Le tatouage, c'est la tendance du moment, et le tatouage amazigh n'y échappe pas ! On assiste à un véritable engouement, que ce soit en Algérie ou chez la diaspora. Les jeunes se réapproprient cet art ancestral, le modernisent et le partagent fièrement sur les réseaux sociaux et le revendiquent comme un symbole de leur identité. Les motifs traditionnels sont revisités, adaptés aux goûts contemporains et intégrés à des créations artistiques variées.
Un héritage millénaire revisité
Le tatouage amazigh, ou ticṛaḍ en tamazight, est une pratique millénaire. Elle a traversé les siècles, évoluant avec croyances et pratiques sociales. Les Égyptiens représentaient des guerriers amazighes tatoués. Cette coutume perdura en Afrique du Nord, notamment en Algérie, jusqu'au déclin des dernières décennies du XXe siècle. La montée de l'islamisme dans les années 1990 contribua à sa diabolisation, perçue comme contraire aux préceptes religieux. Plus qu'un ornement, le tatouage amazigh est un langage symbolique. Chaque motif, emplacement corporel, a une signification précise : protection, fertilité, force ou appartenance tribale. Les symboles géométriques (losange, triangle, spirale) et les représentations animales (lézard, scorpion, oiseau) sont courants. L'encre, composée de suie ou d'anémone (khôl), était appliquée avec des aiguilles ou des épines dans un geste spirituel. Les formes géométriques (losange, trait vertical) symbolisent la protection, la fertilité, l'harmonie, tandis que les animaux évoquent la force, la résilience.

Chez les femmes, le tatouage marquait le passage à l'âge adulte et la féminité, un rite d'appartenance communautaire et parfois un "certificat de nubilité". Il avait aussi une fonction thérapeutique, protégeant contre les maladies des mauvais esprits. Dans les Aurès, le tatouage se distingue en lušam (décoratif) et ahjam (thérapeutique). En Oranie, il a une connotation ornementale et symbolique.
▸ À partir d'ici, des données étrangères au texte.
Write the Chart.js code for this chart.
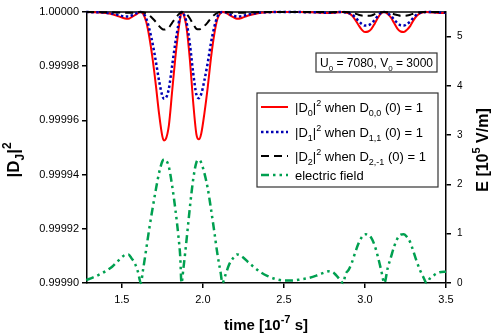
<!DOCTYPE html>
<html lang="en">
<head>
  <meta charset="UTF-8">
  <title>|D_J|^2 and electric field</title>
  <script src="https://cdn.jsdelivr.net/npm/chart.js"></script>
  <style>
    body {
      margin: 0;
      padding: 0;
      background-color: #fff;
    }
    canvas {
      display: block;
    }
  </style>
</head>
<body>
  <canvas id="chart" width="493" height="335"></canvas>
  <script>
    // time in units of 1e-7 s
    const times = [1.28, 1.32, 1.36, 1.40, 1.44, 1.48, 1.52, 1.54, 1.56, 1.58, 1.60, 1.617,
      1.63, 1.65, 1.67, 1.69, 1.71, 1.73, 1.75, 1.76, 1.77, 1.79, 1.81, 1.83, 1.85, 1.86, 1.868,
      1.88, 1.90, 1.92, 1.94, 1.96, 1.975, 1.99, 2.01, 2.03, 2.05, 2.07, 2.09, 2.11, 2.12,
      2.14, 2.16, 2.19, 2.21, 2.24, 2.28, 2.32, 2.36, 2.40, 2.45, 2.50, 2.55, 2.60, 2.65, 2.70, 2.74, 2.78, 2.81, 2.84, 2.866,
      2.88, 2.90, 2.92, 2.94, 2.96, 2.98, 3.00, 3.02, 3.04, 3.06, 3.08, 3.10, 3.12,
      3.14, 3.16, 3.18, 3.20, 3.22, 3.24, 3.26, 3.28, 3.30, 3.32, 3.34, 3.36, 3.381,
      3.40, 3.43, 3.46, 3.50];

    // electric field, 1e5 V/m
    const eField = [0.06, 0.11, 0.17, 0.24, 0.33, 0.46, 0.57, 0.58, 0.50, 0.40, 0.22, 0,
      0.25, 0.68, 1.12, 1.52, 1.90, 2.24, 2.47, 2.51, 2.50, 2.36, 1.98, 1.50, 0.92, 0.55, 0,
      0.30, 0.90, 1.54, 2.10, 2.45, 2.50, 2.44, 2.22, 1.92, 1.50, 1.05, 0.58, 0.20, 0,
      0.17, 0.36, 0.52, 0.58, 0.54, 0.42, 0.31, 0.21, 0.14, 0.08, 0.05, 0.05, 0.07, 0.10, 0.15, 0.20, 0.24, 0.20, 0.09, 0,
      0.18, 0.27, 0.42, 0.62, 0.80, 0.93, 0.99, 0.98, 0.91, 0.76, 0.53, 0.26, 0,
      0.30, 0.52, 0.74, 0.90, 0.98, 0.99, 0.93, 0.82, 0.63, 0.43, 0.26, 0.12, 0,
      0.09, 0.17, 0.22, 0.23];

    const d0 = [1.0000000, 0.9999999, 0.9999998, 0.9999996, 0.9999992, 0.9999984, 0.9999976, 0.9999975, 0.9999981, 0.9999988, 0.9999996, 1.0000000,
      0.9999995, 0.9999965, 0.9999906, 0.9999826, 0.9999729, 0.9999623, 0.9999541, 0.9999526, 0.9999530, 0.9999581, 0.9999705, 0.9999831, 0.9999936, 0.9999977, 1.0000000,
      0.9999993, 0.9999939, 0.9999822, 0.9999668, 0.9999549, 0.9999530, 0.9999552, 0.9999629, 0.9999723, 0.9999831, 0.9999917, 0.9999975, 0.9999997, 1.0000000,
      0.9999998, 0.9999990, 0.9999980, 0.9999975, 0.9999978, 0.9999987, 0.9999993, 0.9999997, 0.9999999, 1.0, 1.0, 1.0, 1.0, 0.9999999, 0.9999998, 0.9999997, 0.9999996, 0.9999997, 0.9999999, 1.0,
      0.9999998, 0.9999995, 0.9999987, 0.9999971, 0.9999952, 0.9999935, 0.9999926, 0.9999928, 0.9999938, 0.9999957, 0.9999979, 0.9999995, 1.0,
      0.9999993, 0.9999980, 0.9999959, 0.9999939, 0.9999928, 0.9999926, 0.9999935, 0.9999949, 0.9999970, 0.9999986, 0.9999995, 0.9999999, 1.0,
      0.9999999, 0.9999998, 0.9999996, 0.9999996];

    const d1 = [1.0000000, 0.9999999, 0.9999999, 0.9999997, 0.9999994, 0.9999989, 0.9999983, 0.9999983, 0.9999987, 0.9999992, 0.9999998, 1.0000000,
      0.9999997, 0.9999977, 0.9999936, 0.9999883, 0.9999817, 0.9999745, 0.9999690, 0.9999680, 0.9999682, 0.9999717, 0.9999801, 0.9999886, 0.9999957, 0.9999985, 1.0000000,
      0.9999995, 0.9999959, 0.9999880, 0.9999776, 0.9999695, 0.9999682, 0.9999698, 0.9999750, 0.9999813, 0.9999886, 0.9999944, 0.9999983, 0.9999998, 1.0000000,
      0.9999999, 0.9999993, 0.9999986, 0.9999983, 0.9999985, 0.9999991, 0.9999995, 0.9999998, 0.9999999, 1.0, 1.0, 1.0, 1.0, 0.9999999, 0.9999999, 0.9999998, 0.9999997, 0.9999998, 1.0, 1.0,
      0.9999998, 0.9999996, 0.9999991, 0.9999980, 0.9999967, 0.9999956, 0.9999950, 0.9999951, 0.9999958, 0.9999971, 0.9999986, 0.9999997, 1.0,
      0.9999995, 0.9999986, 0.9999972, 0.9999959, 0.9999951, 0.9999950, 0.9999956, 0.9999966, 0.9999980, 0.9999991, 0.9999997, 0.9999999, 1.0,
      1.0, 0.9999999, 0.9999998, 0.9999997];

    const d2 = [1.0, 1.0, 1.0, 0.9999999, 0.9999999, 0.9999998, 0.9999997, 0.9999997, 0.9999997, 0.9999998, 1.0, 1.0,
      0.9999999, 0.9999995, 0.9999987, 0.9999976, 0.9999963, 0.9999948, 0.9999937, 0.9999935, 0.9999936, 0.9999943, 0.9999960, 0.9999977, 0.9999991, 0.9999997, 1.0,
      0.9999999, 0.9999992, 0.9999976, 0.9999955, 0.9999938, 0.9999936, 0.9999939, 0.9999949, 0.9999962, 0.9999977, 0.9999989, 0.9999997, 1.0, 1.0,
      1.0, 0.9999999, 0.9999997, 0.9999997, 0.9999997, 0.9999998, 0.9999999, 1.0, 1.0, 1.0, 1.0, 1.0, 1.0, 1.0, 1.0, 1.0, 0.9999999, 1.0, 1.0, 1.0,
      1.0, 0.9999999, 0.9999997, 0.9999994, 0.9999990, 0.9999987, 0.9999986, 0.9999986, 0.9999987, 0.9999992, 0.9999996, 0.9999999, 1.0,
      0.9999999, 0.9999996, 0.9999992, 0.9999989, 0.9999986, 0.9999986, 0.9999987, 0.9999990, 0.9999994, 0.9999997, 0.9999999, 1.0, 1.0,
      1.0, 1.0, 1.0, 0.9999999];

    const xTicks = [1.5, 2.0, 2.5, 3.0, 3.5];
    const yTicks = [0.9999, 0.99992, 0.99994, 0.99996, 0.99998, 1.0];
    const eTicks = [0, 1, 2, 3, 4, 5];

    // rich text pieces: [text, 0 normal | 1 subscript | 2 superscript]
    const legendLabels = [
      [['|D', 0], ['0', 1], ['|', 0], ['2', 2], [' when D', 0], ['0,0', 1], [' (0) = 1', 0]],
      [['|D', 0], ['1', 1], ['|', 0], ['2', 2], [' when D', 0], ['1,1', 1], [' (0) = 1', 0]],
      [['|D', 0], ['2', 1], ['|', 0], ['2', 2], [' when D', 0], ['2,-1', 1], [' (0) = 1', 0]],
      [['electric field', 0]]
    ];
    const noteText = [['U', 0], ['0', 1], [' = 7080, V', 0], ['0', 1], [' = 3000', 0]];
    const leftTitle = [['|D', 0], ['J', 1], ['|', 0], ['2', 2]];
    const rightTitle = [['E [10', 0], ['5', 2], [' V/m]', 0]];
    const bottomTitle = [['time [10', 0], ['-7', 2], [' s]', 0]];

    const FAM = '"Liberation Sans", Arial, Helvetica, sans-serif';

    function drawRich(ctx, parts, x, y, size, weight, align) {
      const fontFor = k => weight + ' ' + (k ? Math.round(size * 0.7) : size) + 'px ' + FAM;
      let w = 0;
      parts.forEach(([t, k]) => { ctx.font = fontFor(k); w += ctx.measureText(t).width; });
      let cx = align === 'center' ? x - w / 2 : x;
      ctx.textAlign = 'left';
      ctx.textBaseline = 'alphabetic';
      parts.forEach(([t, k]) => {
        ctx.font = fontFor(k);
        const dy = k === 1 ? size * 0.3 : (k === 2 ? -size * 0.5 : 0);
        ctx.fillText(t, cx, y + dy);
        cx += ctx.measureText(t).width;
      });
    }

    const toPoints = vals => times.map((t, i) => ({ x: t, y: vals[i] }));

    const decor = {
      id: 'decor',
      beforeDatasetsDraw(chart) {
        const ctx = chart.ctx, a = chart.chartArea;
        ctx.save();
        ctx.strokeStyle = '#000';
        ctx.lineWidth = 1.5;
        ctx.beginPath();
        ctx.moveTo(a.left, a.top);
        ctx.lineTo(a.right, a.top);
        ctx.stroke();
        ctx.restore();
      },
      afterDraw(chart) {
        const ctx = chart.ctx;
        ctx.save();

        // parameter box
        ctx.fillStyle = '#fff';
        ctx.fillRect(316, 53, 121, 19);
        ctx.strokeStyle = '#333';
        ctx.lineWidth = 1.2;
        ctx.strokeRect(316, 53, 121, 19);
        ctx.fillStyle = '#000';
        drawRich(ctx, noteText, 376.5, 67, 12, 'normal', 'center');

        // legend
        ctx.fillStyle = '#fff';
        ctx.fillRect(257, 93, 181, 94);
        ctx.strokeStyle = '#333';
        ctx.strokeRect(257, 93, 181, 94);
        const rows = [112, 137, 161, 180];
        chart.data.datasets.forEach((ds, i) => {
          const y = rows[i];
          ctx.strokeStyle = ds.borderColor;
          ctx.lineWidth = ds.borderWidth;
          ctx.setLineDash(ds.borderDash || []);
          ctx.beginPath();
          ctx.moveTo(261, y - 5);
          ctx.lineTo(288, y - 5);
          ctx.stroke();
          ctx.setLineDash([]);
          ctx.fillStyle = '#000';
          drawRich(ctx, legendLabels[i], 295, y, 13, 'normal', 'left');
        });

        // axis titles
        ctx.fillStyle = '#000';
        drawRich(ctx, bottomTitle, 266, 330, 15, 'bold', 'center');
        ctx.save();
        ctx.translate(19, 160);
        ctx.rotate(-Math.PI / 2);
        drawRich(ctx, leftTitle, 0, 0, 17, 'bold', 'center');
        ctx.restore();
        ctx.save();
        ctx.translate(488, 150);
        ctx.rotate(-Math.PI / 2);
        drawRich(ctx, rightTitle, 0, 0, 16, 'bold', 'center');
        ctx.restore();
        ctx.restore();
      }
    };

    const axisGrid = { drawOnChartArea: false, drawTicks: true, tickLength: 5, color: '#000', lineWidth: 1.5 };
    const axisBorder = { display: true, color: '#000', width: 1.5 };

    new Chart(document.getElementById('chart'), {
      type: 'line',
      data: {
        datasets: [{
          label: '|D0|^2 when D0,0 (0) = 1',
          data: toPoints(d0),
          yAxisID: 'y',
          borderColor: '#ff0000',
          borderWidth: 2,
          order: 3
        }, {
          label: '|D1|^2 when D1,1 (0) = 1',
          data: toPoints(d1),
          yAxisID: 'y',
          borderColor: '#0000b4',
          borderWidth: 2.5,
          borderDash: [2.5, 2.5],
          order: 2
        }, {
          label: '|D2|^2 when D2,-1 (0) = 1',
          data: toPoints(d2),
          yAxisID: 'y',
          borderColor: '#000000',
          borderWidth: 2,
          borderDash: [8, 5],
          order: 1
        }, {
          label: 'electric field',
          data: toPoints(eField),
          yAxisID: 'y2',
          borderColor: '#00a050',
          borderWidth: 2.5,
          borderDash: [8, 4, 2.5, 4, 2.5, 4],
          order: 4
        }]
      },
      options: {
        responsive: false,
        animation: false,
        devicePixelRatio: 1,
        layout: { padding: { top: 10, left: 0, right: 0, bottom: 0 } },
        elements: {
          point: { radius: 0 },
          line: { cubicInterpolationMode: 'monotone', fill: false }
        },
        datasets: { line: { clip: 4 } },
        plugins: {
          legend: { display: false },
          tooltip: { enabled: false }
        },
        scales: {
          x: {
            type: 'linear',
            min: 1.285,
            max: 3.5,
            afterBuildTicks: s => { s.ticks = xTicks.map(v => ({ value: v })); },
            afterFit: s => { s.height = 52; },
            ticks: {
              callback: v => v.toFixed(1),
              color: '#000',
              font: { family: FAM, size: 11 },
              padding: 5,
              maxRotation: 0
            },
            grid: axisGrid,
            border: axisBorder
          },
          y: {
            position: 'left',
            min: 0.9999,
            max: 1.0,
            afterBuildTicks: s => { s.ticks = yTicks.map(v => ({ value: v })); },
            afterFit: s => { s.width = 87; },
            ticks: {
              callback: v => v.toFixed(5),
              color: '#000',
              font: { family: FAM, size: 11 },
              padding: 3
            },
            grid: axisGrid,
            border: axisBorder
          },
          y2: {
            position: 'right',
            min: 0,
            max: 5.5,
            afterBuildTicks: s => { s.ticks = eTicks.map(v => ({ value: v })); },
            afterFit: s => { s.width = 47; },
            ticks: {
              callback: v => String(v),
              color: '#000',
              font: { family: FAM, size: 10 },
              padding: 6
            },
            grid: axisGrid,
            border: axisBorder
          }
        }
      },
      plugins: [decor]
    });
  </script>
</body>
</html>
Le losange sur l'avant-bras était un talisman contre la stérilité ou encore le trait entre les sourcils appelé « El chahed » (le témoin), marquant d'une trace indélébile une promesse faite à tiers, à soi ou à Dieu. En Kabylie, le tatouage est appelé Tčrad. Il revêt différentes formes et représentations, comme le révèle l'étude ethnographique sur le tatouage chez les femmes kabyles dans les deux régions de Kabylie Ifigha et Bouzguéne menée par Sonia Inchekel et Louiza Boudjema, qui donnent la parole à des doyennes tatouées.
« J'ai fait ce tatouage qui est sur mon bras comme un bracelet, et sur le cou comme un collier. Je les ai considérés comme des bijoux. » Na Malha (81 ans, du village Ait Wizgen)
En effet, les femmes kabyles se faisaient tatouer autrefois des motifs en forme de bijoux, tels que des colliers (tazlegt) ou des bracelets (ameclux). Certains motifs rendent hommage à la nature, comme le papillon (Afertettu), l'abeille (Tizizwit) ou le mille-pattes (Times n wadu).

De nos jours, les motifs traditionnels amazighs sont revisités par les tatoueurs et les tatoués. On les retrouve sur les bras, les jambes, le dos, dans des versions minimalistes ou plus élaborées. Le tatouage amazigh devient un moyen d'expression unique, un mélange de tradition et de modernité. « Cela a commencé avec l'arrivée d'Elija – du premier né dans la famille. Je me suis fait tatouer une feuille de dattier (j'ai lu quelque part que la datte est associée à la naissance d'un enfant, car l'amour qu'on leur porte est aussi sucré). Cela s'est fait tout naturellement avec la naissance des jumeaux. Je choisis des signes féminins. Un de mes tatouages est composé de trois de ces symboles, qui font référence au foyer et à l'attache à la mère nature, c'est comme un cycle de la vie. » nous confie Menel Z. doctorante.
En choisissant de marquer sa peau de symboles chargés de sens, Menel Z. s'inscrit dans un mouvement de réappropriation de la culture amazighe, la faisant dialoguer avec son expérience personnelle et son identité de femme moderne.